Bargaining Practice and Negotiation Failure in Russia-Ukraine Gas Relations


Abstract: What causes 'gas wars' between Russia and Ukraine? In this paper I argue that contract disputes in the eastern European gas sector are specific instances of a broader set of phenomena: bargains over strategically important resource issues outside of any international framework to facilitate cooperation. Non cooperative game theory helps to shed light on the reasons we see crises emerge despite the fact that both parties would be better off reaching an agreement short of conflict. I develop a framework for crisis bargaining that departs from canonical games in one important dimension: it explicitly considers impact of bargaining practices and strategies on the negotiation process and the probability of failure. While bargaining practices are endogenous to both the preferences of the players and the structure of the game, they intervene in the causal process in substantively important ways by modifying the effect of both preferences and structure.
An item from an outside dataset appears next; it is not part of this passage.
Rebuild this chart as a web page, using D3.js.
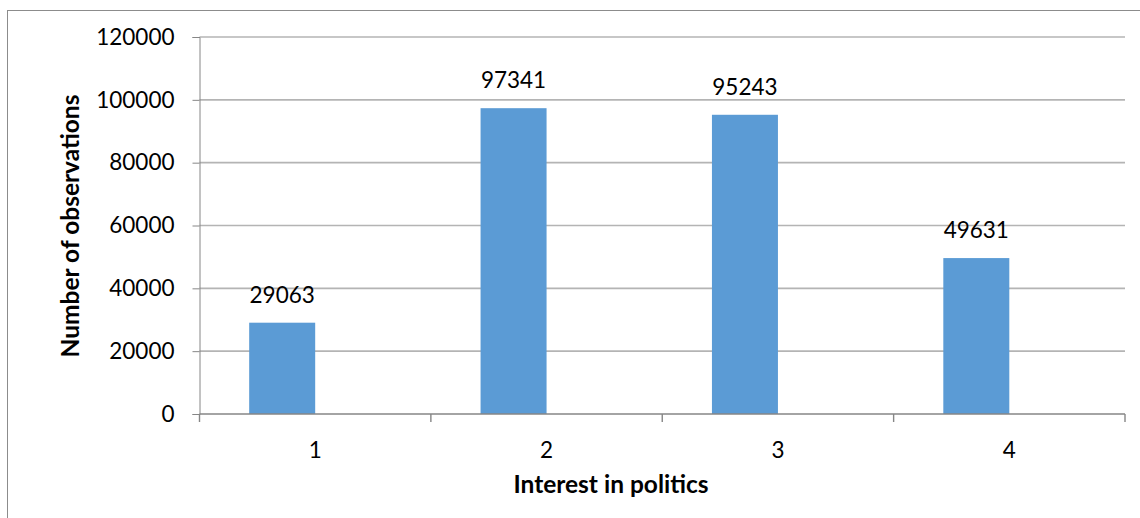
<!DOCTYPE html>
<html>
<head>
<meta charset="utf-8">
<script src="https://cdn.jsdelivr.net/npm/d3@7"></script>
<style>
  html, body { margin: 0; padding: 0; background: #fff; }
  svg { display: block; font-family: Lato, "Open Sans", sans-serif; }
</style>
</head>
<body>
<svg id="chart" width="1140" height="518"></svg>
<script>
// Counts of respondents by interest-in-politics level
const categories = ["1", "2", "3", "4"];
const counts = [29063, 97341, 95243, 49631];
const yTicks = [0, 20000, 40000, 60000, 80000, 100000, 120000];

const svg = d3.select("#chart");
const W = 1140, H = 518;
const plot = { left: 199.5, right: 1125, top: 37, bottom: 414 };

// outer frame
svg.append("rect")
  .attr("x", 7.5).attr("y", 10.5)
  .attr("width", W + 20).attr("height", H + 20)
  .attr("fill", "none").attr("stroke", "#8c8c8c").attr("stroke-width", 1);

const x = d3.scaleBand().domain(categories).range([plot.left, plot.right]);
const y = d3.scaleLinear().domain([0, 120000]).range([plot.bottom, plot.top]);

// horizontal gridlines
svg.append("g").selectAll("line")
  .data(yTicks.filter(t => t > 0))
  .join("line")
  .attr("x1", plot.left).attr("x2", plot.right)
  .attr("y1", d => y(d)).attr("y2", d => y(d))
  .attr("stroke", "#b4b4b4").attr("stroke-width", 1.6);

// y axis
const yAxis = svg.append("g")
  .attr("transform", `translate(${plot.left},0)`)
  .call(d3.axisLeft(y).tickValues(yTicks).tickSize(7).tickPadding(18).tickFormat(d3.format("d")));
yAxis.select(".domain").attr("stroke", "#868686");
yAxis.selectAll(".tick line").attr("stroke", "#868686");
yAxis.selectAll("text").attr("font-size", 22.5).attr("fill", "#000")
  .attr("font-family", "Lato, sans-serif");

// bars sit in the left half of each category band
const barW = 66;
svg.append("g").selectAll("rect")
  .data(counts)
  .join("rect")
  .attr("x", (d, i) => x(categories[i]) + x.bandwidth() / 2 - barW)
  .attr("width", barW)
  .attr("y", d => y(d))
  .attr("height", d => y(0) - y(d))
  .attr("fill", "#5b9bd5");

// value labels
svg.append("g").selectAll("text")
  .data(counts)
  .join("text")
  .attr("x", (d, i) => x(categories[i]) + x.bandwidth() / 2 - barW / 2)
  .attr("y", d => y(d) - 20)
  .attr("text-anchor", "middle")
  .attr("font-size", 22.5)
  .attr("fill", "#000")
  .text(d => d);

// x axis with ticks at band boundaries
const xAxisG = svg.append("g");
xAxisG.append("line")
  .attr("x1", plot.left).attr("x2", plot.right)
  .attr("y1", plot.bottom).attr("y2", plot.bottom)
  .attr("stroke", "#868686").attr("stroke-width", 1.6);
const bounds = categories.map(c => x(c)).concat([plot.right]);
xAxisG.selectAll("line.tk")
  .data(bounds)
  .join("line")
  .attr("class", "tk")
  .attr("x1", d => d).attr("x2", d => d)
  .attr("y1", plot.bottom).attr("y2", plot.bottom + 8)
  .attr("stroke", "#868686").attr("stroke-width", 1.4);
xAxisG.selectAll("text")
  .data(categories)
  .join("text")
  .attr("x", d => x(d) + x.bandwidth() / 2)
  .attr("y", 458)
  .attr("text-anchor", "middle")
  .attr("font-size", 22.5)
  .attr("fill", "#000")
  .text(d => d);

// axis titles
svg.append("text")
  .attr("x", 611).attr("y", 493)
  .attr("text-anchor", "middle")
  .attr("font-size", 24.5).attr("font-weight", "bold")
  .text("Interest in politics");

svg.append("text")
  .attr("transform", "translate(79,226) rotate(-90)")
  .attr("text-anchor", "middle")
  .attr("font-size", 24.5).attr("font-weight", "bold")
  .text("Number of observations");
</script>
</body>
</html>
Critically, practices embedded in earlier rounds affect practices and outcomes later on independent of the preferences of each player or the structure of the game. I use this practice-theoretic bargaining framework to develop an in-depth case study of 2008 negotiations between Russia and Ukraine. This framework helps produce a nuanced understanding of bargaining breakdown that led to the most damaging of the ‘gas wars’; the resulting explanation outperforms the standard bargaining model as well as a number of competing arguments.